# Howling cockapoo



## Dylansmum (Oct 29, 2010)

For those of you who own non-howling cockapoos, I thought I would show you what you are missing  For fellow howler-owners, does this sound familiar? 

http://www.youtube.com/watch?v=LzBVns7zYFc


----------



## DONNA (Jan 7, 2011)

That is so cute what a gorgeous dog !


----------



## Jesarie (Sep 9, 2010)

I have heard Axle howl once and it was adorable.

And yes, what a cutie!


----------



## wilfiboy (Sep 18, 2010)

Oh my goodness ... he is lovely . Are his feet a different colour? I haven't got one that howls but barks back when he hears a dog bark in the distance. The only time Wilf has howled was the first time I left him and Mabel when I went out for 20min. I came back and could here her high pitched crying echoed by his joining in howling....thank goodness it only happened that once lol x


----------



## Dylansmum (Oct 29, 2010)

Yes he is chocolate with cream on his legs, eyebrows, chest and bottom, but not easy to see when he's dirty and wet! The breeder called it chocolate and tan, but it doesn't look tan to me.
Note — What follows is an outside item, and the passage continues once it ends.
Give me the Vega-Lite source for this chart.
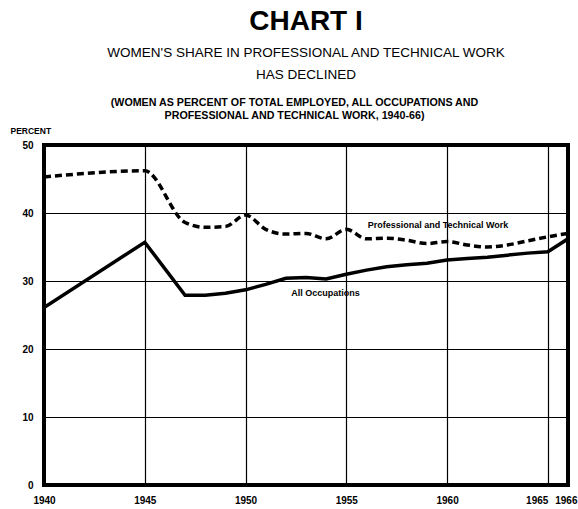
{
  "$schema": "https://vega.github.io/schema/vega-lite/v6.json",
  "width": 524,
  "height": 340,
  "autosize": "none",
  "padding": {"left": 44, "top": 145, "right": 10, "bottom": 24},
  "background": "white",
  "config": {
    "view": {"stroke": "black", "strokeWidth": 4},
    "font": "Liberation Sans, Arial"
  },
  "title": {
    "text": "CHART I",
    "subtitle": ["WOMEN'S SHARE IN PROFESSIONAL AND TECHNICAL WORK", "HAS DECLINED"],
    "anchor": "middle",
    "frame": "group",
    "font": "Liberation Sans, Arial",
    "fontSize": 28,
    "fontWeight": "bold",
    "color": "black",
    "subtitleFont": "Liberation Sans, Arial",
    "subtitleFontSize": 13.5,
    "subtitleFontWeight": "normal",
    "subtitleColor": "black",
    "subtitleLineHeight": 22,
    "subtitlePadding": 10,
    "offset": 15
  },
  "data": {
    "values": [
      {"year": 1940, "value": 26.1, "series": "All Occupations"},
      {"year": 1945, "value": 35.7, "series": "All Occupations"},
      {"year": 1947, "value": 27.9, "series": "All Occupations"},
      {"year": 1948, "value": 27.9, "series": "All Occupations"},
      {"year": 1949, "value": 28.2, "series": "All Occupations"},
      {"year": 1950, "value": 28.7, "series": "All Occupations"},
      {"year": 1951, "value": 29.5, "series": "All Occupations"},
      {"year": 1952, "value": 30.4, "series": "All Occupations"},
      {"year": 1953, "value": 30.5, "series": "All Occupations"},
      {"year": 1954, "value": 30.3, "series": "All Occupations"},
      {"year": 1955, "value": 31.0, "series": "All Occupations"},
      {"year": 1956, "value": 31.6, "series": "All Occupations"},
      {"year": 1957, "value": 32.1, "series": "All Occupations"},
      {"year": 1958, "value": 32.4, "series": "All Occupations"},
      {"year": 1959, "value": 32.6, "series": "All Occupations"},
      {"year": 1960, "value": 33.1, "series": "All Occupations"},
      {"year": 1961, "value": 33.3, "series": "All Occupations"},
      {"year": 1962, "value": 33.5, "series": "All Occupations"},
      {"year": 1963, "value": 33.8, "series": "All Occupations"},
      {"year": 1964, "value": 34.1, "series": "All Occupations"},
      {"year": 1965, "value": 34.3, "series": "All Occupations"},
      {"year": 1966, "value": 36.2, "series": "All Occupations"},
      {"year": 1940, "value": 45.3, "series": "Professional and Technical Work"},
      {"year": 1945, "value": 46.2, "series": "Professional and Technical Work"},
      {"year": 1947, "value": 38.6, "series": "Professional and Technical Work"},
      {"year": 1948, "value": 37.9, "series": "Professional and Technical Work"},
      {"year": 1949, "value": 38.0, "series": "Professional and Technical Work"},
      {"year": 1950, "value": 39.7, "series": "Professional and Technical Work"},
      {"year": 1951, "value": 37.6, "series": "Professional and Technical Work"},
      {"year": 1952, "value": 36.9, "series": "Professional and Technical Work"},
      {"year": 1953, "value": 37.0, "series": "Professional and Technical Work"},
      {"year": 1954, "value": 36.2, "series": "Professional and Technical Work"},
      {"year": 1955, "value": 37.6, "series": "Professional and Technical Work"},
      {"year": 1956, "value": 36.2, "series": "Professional and Technical Work"},
      {"year": 1957, "value": 36.3, "series": "Professional and Technical Work"},
      {"year": 1958, "value": 36.0, "series": "Professional and Technical Work"},
      {"year": 1959, "value": 35.5, "series": "Professional and Technical Work"},
      {"year": 1960, "value": 35.8, "series": "Professional and Technical Work"},
      {"year": 1961, "value": 35.3, "series": "Professional and Technical Work"},
      {"year": 1962, "value": 35.0, "series": "Professional and Technical Work"},
      {"year": 1963, "value": 35.3, "series": "Professional and Technical Work"},
      {"year": 1964, "value": 35.9, "series": "Professional and Technical Work"},
      {"year": 1965, "value": 36.5, "series": "Professional and Technical Work"},
      {"year": 1966, "value": 37.0, "series": "Professional and Technical Work"}
    ]
  },
  "layer": [
    {
      "transform": [{"filter": "datum.series === 'All Occupations'"}],
      "mark": {"type": "line", "color": "black", "strokeWidth": 3.5, "strokeJoin": "miter", "clip": true},
      "encoding": {
        "x": {
          "field": "year", "type": "quantitative",
          "scale": {"domain": [1940, 1966], "nice": false, "zero": false},
          "axis": {
            "orient": "bottom",
            "values": [1940, 1945, 1950, 1955, 1960, 1965, 1966],
            "format": "d",
            "title": null,
            "domain": false,
            "ticks": false,
            "grid": true,
            "gridColor": "black",
            "gridOpacity": 1,
            "gridWidth": 1.2,
            "labelFont": "Liberation Sans, Arial",
            "labelFontWeight": "bold",
            "labelFontSize": 10,
            "labelColor": "black",
            "labelPadding": 10,
            "labelOverlap": false,
            "labelFlush": false,
            "labelAlign": {"condition": {"test": "datum.value >= 1965", "value": "right"}, "value": "center"},
            "labelOffset": {"condition": {"test": "datum.value == 1966", "value": 9}, "value": 0}
          }
        },
        "y": {
          "field": "value", "type": "quantitative",
          "scale": {"domain": [0, 50], "nice": false},
          "axis": {
            "values": [0, 10, 20, 30, 40, 50],
            "title": "PERCENT",
            "titleAngle": 0,
            "titleAlign": "left",
            "titleBaseline": "alphabetic",
            "titleX": -34,
            "titleY": -12,
            "titleFont": "Liberation Sans, Arial",
            "titleFontSize": 8.5,
            "titleFontWeight": "bold",
            "titleColor": "black",
            "domain": false,
            "ticks": false,
            "grid": true,
            "gridColor": "black",
            "gridOpacity": 1,
            "gridWidth": 1.2,
            "labelFont": "Liberation Sans, Arial",
            "labelFontWeight": "bold",
            "labelFontSize": 10,
            "labelColor": "black",
            "labelPadding": 11
          }
        }
      }
    },
    {
      "transform": [{"filter": "datum.series === 'Professional and Technical Work'"}],
      "mark": {"type": "line", "color": "black", "strokeWidth": 3.5, "strokeDash": [7, 4], "interpolate": "monotone", "clip": true},
      "encoding": {
        "x": {"field": "year", "type": "quantitative", "axis": null},
        "y": {"field": "value", "type": "quantitative"}
      }
    },
    {
      "data": {
        "values": [
          {"year": 1959.55, "value": 38.2, "label": "Professional and Technical Work"},
          {"year": 1953.97, "value": 28.3, "label": "All Occupations"}
        ]
      },
      "mark": {"type": "text", "color": "black", "fontWeight": "bold", "fontSize": 9, "font": "Liberation Sans, Arial", "align": "center", "baseline": "middle"},
      "encoding": {
        "x": {
          "field": "year", "type": "quantitative",
          "axis": {
            "orient": "top",
            "labels": false,
            "ticks": false,
            "domain": false,
            "grid": false,
            "title": ["(WOMEN AS PERCENT OF TOTAL EMPLOYED, ALL OCCUPATIONS AND", "PROFESSIONAL AND TECHNICAL WORK, 1940-66)"],
            "titleFont": "Liberation Sans, Arial",
            "titleFontSize": 10.7,
            "titleFontWeight": "bold",
            "titleColor": "black",
            "titleLineHeight": 13,
            "titleBaseline": "alphabetic",
            "titleAnchor": "middle",
            "titleX": 250,
            "titleY": -40
          }
        },
        "y": {"field": "value", "type": "quantitative"},
        "text": {"field": "label"}
      }
    }
  ],
  "resolve": {"axis": {"x": "independent"}}
}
He howls all the time, when he finds a stick, ball etc or is playing!


----------



## wilfiboy (Sep 18, 2010)

What a lovely colour x


----------



## Hinzy (May 31, 2016)

my Cockapoo (Rosco) howls when I go upstairs to the loo, when we are going out to the car without him, when he hears our neighbour pull on to her drive, some times he even howls when he is sat in front of you and my wife has gone upstairs, it can get a bit wearing at times, any suggestions would be welcome as to how to try and help him with this behaviour


----------